Bloom Filters are a space-efficient data structure used for the testing of membership in a set that errs only in the False Positive direction. However, the standard analysis that measures this False Positive rate provides a form of worst case bound that is both overly conservative for the majority of network applications that utilize Bloom Filters, and reduces accuracy by not taking into account the actual state (number of bits set) of the Bloom Filter after each arrival. In this paper, we more accurately characterize the False Positive dynamics of Bloom Filters as they are commonly used in networking applications. In particular, network applications often utilize a Bloom Filter that "recycles": it repeatedly fills, and upon reaching a certain level of saturation, empties and fills again. In this context, it makes more sense to evaluate performance using the average False Positive rate instead of the worst case bound. We show how to efficiently compute the average False Positive rate of recycling Bloom Filter variants via renewal and Markov models. We apply our models to both the standard Bloom Filter and a "two-phase" variant, verify the accuracy of our model with simulations, and find that the previous analysis' worst-case formulation leads to up to a 30\% reduction in the efficiency of Bloom Filter when applied in network applications, while two-phase overhead diminishes as the needed False Positive rate is tightened.

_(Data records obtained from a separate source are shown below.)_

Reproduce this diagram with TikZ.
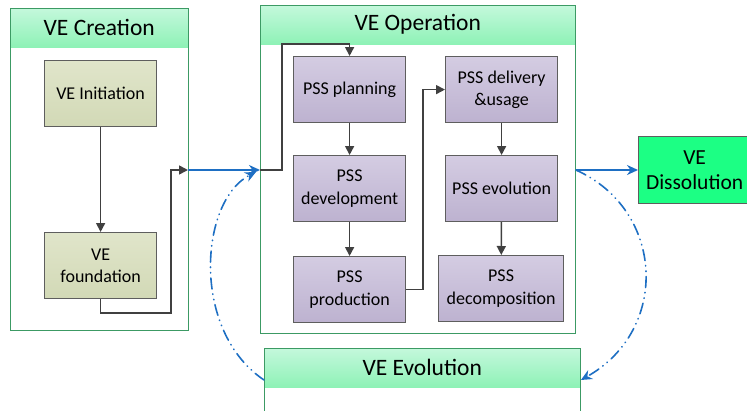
\documentclass[tikz,border=0pt]{standalone}
\usepackage{fontspec}
\setmainfont{Carlito}
\usetikzlibrary{arrows.meta}

\definecolor{panelline}{HTML}{3C9A64}
\definecolor{headtop}{HTML}{C4F8DC}
\definecolor{headbot}{HTML}{8EF2B6}
\definecolor{boxline}{HTML}{5E5E5E}
\definecolor{olivetop}{HTML}{E0E5CA}
\definecolor{olivebot}{HTML}{D2D9B6}
\definecolor{lilactop}{HTML}{D4CCE2}
\definecolor{lilacbot}{HTML}{BDB2D0}
\definecolor{flowgray}{HTML}{404040}
\definecolor{vblue}{HTML}{1E6FC3}
\definecolor{dissgreen}{HTML}{1CFF84}

\tikzset{
  panel/.style={draw=panelline, line width=0.9pt, anchor=north west},
  header/.style={top color=headtop, bottom color=headbot, anchor=north west,
    minimum height=39pt, inner sep=0pt, font=\fontsize{23.5}{26}\selectfont},
  stagebox/.style={draw=boxline, line width=1.2pt, anchor=north west, align=center,
    minimum width=112pt, minimum height=66pt, inner sep=2pt,
    font=\fontsize{18}{22.5}\selectfont},
  olivebox/.style={stagebox, top color=olivetop, bottom color=olivebot},
  lilacbox/.style={stagebox, top color=lilactop, bottom color=lilacbot},
  flow/.style={draw=flowgray, line width=1.6pt, -{Triangle[length=9pt,width=9pt]}},
  bluearrow/.style={draw=vblue, line width=2pt, -{Stealth[length=11pt,width=10pt]}},
  loopline/.style={draw=vblue, line width=1.6pt, line cap=round,
    dash pattern=on 11pt off 5pt on 0.5pt off 5pt on 0.5pt off 5pt,
    -{Stealth[length=11pt,width=10pt]}}
}

\begin{document}
\begin{tikzpicture}[x=1pt,y=-1pt]
\useasboundingbox (0,0) rectangle (747,410);
\clip (0,0) rectangle (747,410);

% VE Creation
\node[header, minimum width=178pt] (creahead) at (10,8) {VE Creation};
\node[panel, minimum width=178pt, minimum height=322pt] (creation) at (10,8) {};
\node[olivebox] (init) at (44,60) {VE Initiation};
\node[olivebox] (found) at (44,232) {VE\\foundation};

% VE Operation
\node[header, minimum width=315pt] (operhead) at (260,5) {VE Operation};
\node[panel, minimum width=315pt, minimum height=328pt] (operation) at (260,5) {};
\node[lilacbox] (plan) at (293,56) {PSS planning};
\node[lilacbox] (devel) at (293,155) {PSS\\development};
\node[lilacbox] (prod) at (293,256) {PSS\\production};
\node[lilacbox] (deliv) at (445,56) {PSS delivery\\\&usage};
\node[lilacbox] (pssevo) at (445,155) {PSS evolution};
\node[lilacbox, minimum width=125pt] (decomp) at (438,255) {PSS\\decomposition};

% VE Evolution
\node[header, minimum width=316pt] (evohead) at (264,348) {VE Evolution};
\node[panel, minimum width=316pt, minimum height=90pt] (evolution) at (264,348) {};

% VE Dissolution
\node[draw=boxline, line width=1.2pt, fill=dissgreen, anchor=north west, align=center,
  minimum width=112pt, minimum height=67pt, inner sep=2pt,
  font=\fontsize{21.5}{25}\selectfont]
  (dissol) at (638,136) {VE\\Dissolution};

\coordinate (join) at (188,170);
\coordinate (operin) at (operation.west |- join);
\coordinate (operout) at (operation.east |- join);

% flows
\draw[flow] (init) -- (found);
\draw[flow] (found.south) -- ++(0,14) -| ([xshift=-17pt]join) -- (join);
\draw[bluearrow] (join) -- (operin);
\draw[flow] (operin) -- ++(22,0) |- ([yshift=12pt]plan.north) -- (plan.north);
\draw[flow] (plan) -- (devel);
\draw[flow] (devel) -- (prod);
\draw[flow] (prod.east) -- ++(17,0) |- (deliv.west);
\draw[flow] (deliv) -- (pssevo);
\draw[flow] (pssevo) -- (decomp);
\draw[bluearrow] (operout) -- (dissol.west |- operout);

% loop
\draw[loopline] (evolution.west |- 0,380) .. controls (190,330) and (200,200) .. (256,172);
\draw[loopline] (operout) .. controls (665,210) and (670,330) .. (evolution.east |- 0,380);
\end{tikzpicture}
\end{document}
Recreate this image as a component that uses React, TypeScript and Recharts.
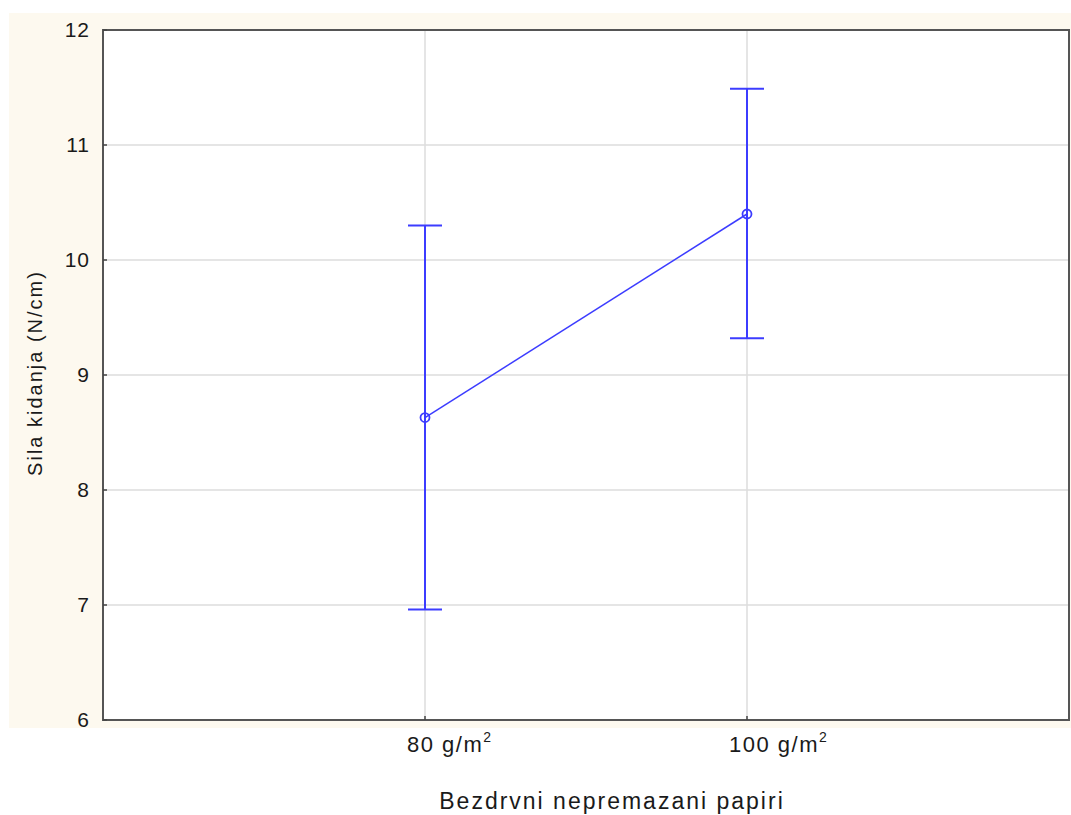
import {
  CartesianGrid,
  ComposedChart,
  ErrorBar,
  Line,
  ReferenceArea,
  XAxis,
  YAxis,
} from "recharts";

const categories = ["80 g/m²", "100 g/m²"];
const means = [8.63, 10.4];
const lowerLimits = [6.96, 9.32];
const upperLimits = [10.3, 11.49];
const yTicks = [6, 7, 8, 9, 10, 11, 12];

const xLabel = "Bezdrvni nepremazani papiri";
const yLabel = "Sila kidanja (N/cm)";

const BLUE = "#3c3cff";
const TEXT = "#1a1a1a";

const data = categories.map((label, i) => ({
  pos: i + 1,
  label,
  mean: means[i],
  err: [means[i] - lowerLimits[i], upperLimits[i] - means[i]],
}));

function XTick(props: any) {
  const { x, y, payload } = props;
  const label = categories[payload.value - 1] ?? "";
  const base = label.replace("²", "");
  return (
    <text
      x={x - 18}
      y={y + 36}
      textAnchor="start"
      fill={TEXT}
      fontSize={22}
      letterSpacing={1.5}
      fontFamily="'Liberation Sans', Arial, sans-serif"
    >
      {base}
      <tspan dy={-10} fontSize={14}>
        2
      </tspan>
    </text>
  );
}

export default function App() {
  return (
    <div
      style={{
        position: "absolute",
        left: 0,
        top: 0,
        width: 1071,
        height: 815,
        background: "#fff",
      }}
    >
      <div
        style={{
          position: "absolute",
          left: 9,
          top: 13,
          width: 1062,
          height: 715,
          background: "#fdf9ef",
        }}
      />
      <div style={{ position: "absolute", left: 0, top: 0 }}>
        <ComposedChart
          width={1071}
          height={815}
          data={data}
          margin={{ top: 30, right: 2, left: 0, bottom: 0 }}
          style={{ fontFamily: "'Liberation Sans', Arial, sans-serif" }}
        >
          <CartesianGrid
            stroke="#dcdcdc"
            strokeWidth={1.5}
            fill="#fff"
            fillOpacity={1}
          />
          <XAxis
            dataKey="pos"
            type="number"
            domain={[0, 3]}
            ticks={[1, 2]}
            height={95}
            axisLine={false}
            tickSize={-4}
            tickMargin={0}
            tickLine={{ stroke: "#444", strokeWidth: 1.5 }}
            tick={<XTick />}
            label={{
              content: (p: any) => {
                const vb = p.viewBox;
                return (
                  <text
                    x={vb.x + vb.width / 2 + 26}
                    y={809}
                    textAnchor="middle"
                    fill={TEXT}
                    fontSize={23}
                    letterSpacing={2}
                  >
                    {xLabel}
                  </text>
                );
              },
            }}
          />
          <YAxis
            type="number"
            domain={[6, 12]}
            ticks={yTicks}
            width={103}
            axisLine={false}
            tickSize={-4}
            tickMargin={17}
            tickLine={{ stroke: "#444", strokeWidth: 1.5 }}
            tick={{ fill: TEXT, fontSize: 21, letterSpacing: 1 }}
            label={{
              content: (p: any) => {
                const vb = p.viewBox;
                const cx = 35;
                const cy = vb.y + vb.height / 2 - 2;
                return (
                  <text
                    x={cx}
                    y={cy}
                    textAnchor="middle"
                    dominantBaseline="central"
                    transform={`rotate(-90, ${cx}, ${cy})`}
                    fill={TEXT}
                    fontSize={20}
                    letterSpacing={2}
                  >
                    {yLabel}
                  </text>
                );
              },
            }}
          />
          <ReferenceArea
            x1={0}
            x2={3}
            y1={6}
            y2={12}
            fill="none"
            stroke="#555"
            strokeWidth={2}
          />
          <Line
            dataKey="mean"
            stroke={BLUE}
            strokeWidth={1.5}
            isAnimationActive={false}
            dot={{ r: 4.5, stroke: BLUE, strokeWidth: 1.8, fill: "none" }}
            activeDot={false}
          >
            <ErrorBar
              dataKey="err"
              direction="y"
              width={17}
              stroke={BLUE}
              strokeWidth={2}
              isAnimationActive={false}
            />
          </Line>
        </ComposedChart>
      </div>
    </div>
  );
}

翻译：布隆过滤器是一种用于集合成员测试的空间高效数据结构，其错误仅发生在假阳性方向。然而，衡量假阳性率的标准分析提供了一种最坏情况下的界限形式，这对多数使用布隆过滤器的网络应用而言过于保守，且由于未考虑每次到达后布隆过滤器的实际状态（置位数），降低了准确性。本文更精确地描述了布隆过滤器在网络应用中常见使用场景下的假阳性动态特性。具体而言，网络应用常采用“回收型”布隆过滤器：反复填充，当达到一定饱和度后清空并重新填充。在此背景下，使用平均假阳性率而非最坏情况界限来评估性能更为合理。我们展示了如何通过更新模型和马尔可夫模型高效计算回收型布隆过滤器变体的平均假阳性率。我们将模型应用于标准布隆过滤器和一种“两阶段”变体，通过仿真验证模型准确性，并发现先前分析的最坏情况公式会导致网络应用中布隆过滤器的效率降低高达30%，而两阶段开销在所需假阳性率收紧时会逐渐减小。